Estou a dar aulas de Inglês na Rússia, até junho. Abrimos uma embaixada a partir de uma ideia que foi proposta por Nora Campos, membro da assembleia da Califórnia, de abrir uma embaixada em Washington D.C. para representar o Estado. Quando eu estava na Rússia, tivemos a oportunidade de abrir um escritório, onde podemos promover a cultura e negócios do Estado. Não serve qualquer propósito diplomático, não conduz negociações nem encontros governamentais. Quero que as pessoas saibam que não sou um espião misterioso. Não temos nada a esconder.
Se tivessem fundos, abririam embaixadas noutros países? Por exemplo, junto da UE?

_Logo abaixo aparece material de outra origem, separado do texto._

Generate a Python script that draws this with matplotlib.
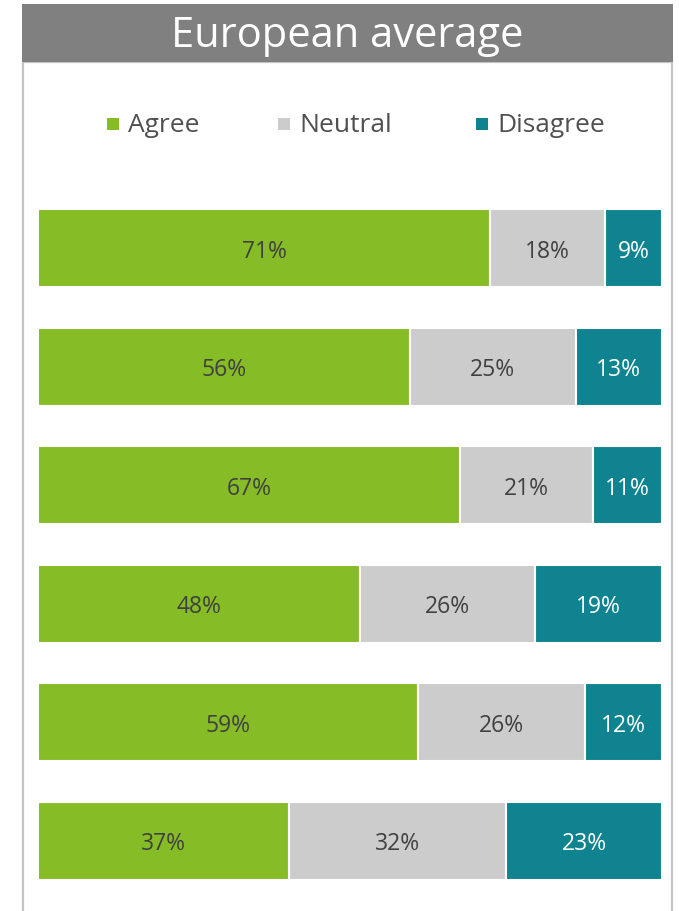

Sim. Estamos em vias de abrir uma embaixada semelhante à de Moscovo na Alemanha e na Itália, e há a possibilidade de ter uma na Austrália. Na Rússia, temos dois projetos a decorrer. Um é a Rádio Califórnia, uma emissão de notícias e conversas em inglês. E vamos fazer uma exposição a 27 de fevereiro sobre os direitos humanos e civis que a Califórnia ajudou a progredir. É uma plataforma para promover os nossos valores, e trata-se de um bom país para fazer isso porque a Rússia tem progresso a fazer no que toca a direitos civis.
Isto é um planeta. Somos todos seres humanos, não devíamos ter tanta dificuldade em viajar entre linhas imaginárias. Claro que precisamos de fronteiras e de regular quem entra nos países. Mas as famílias não deviam ser separadas por linhas e muros.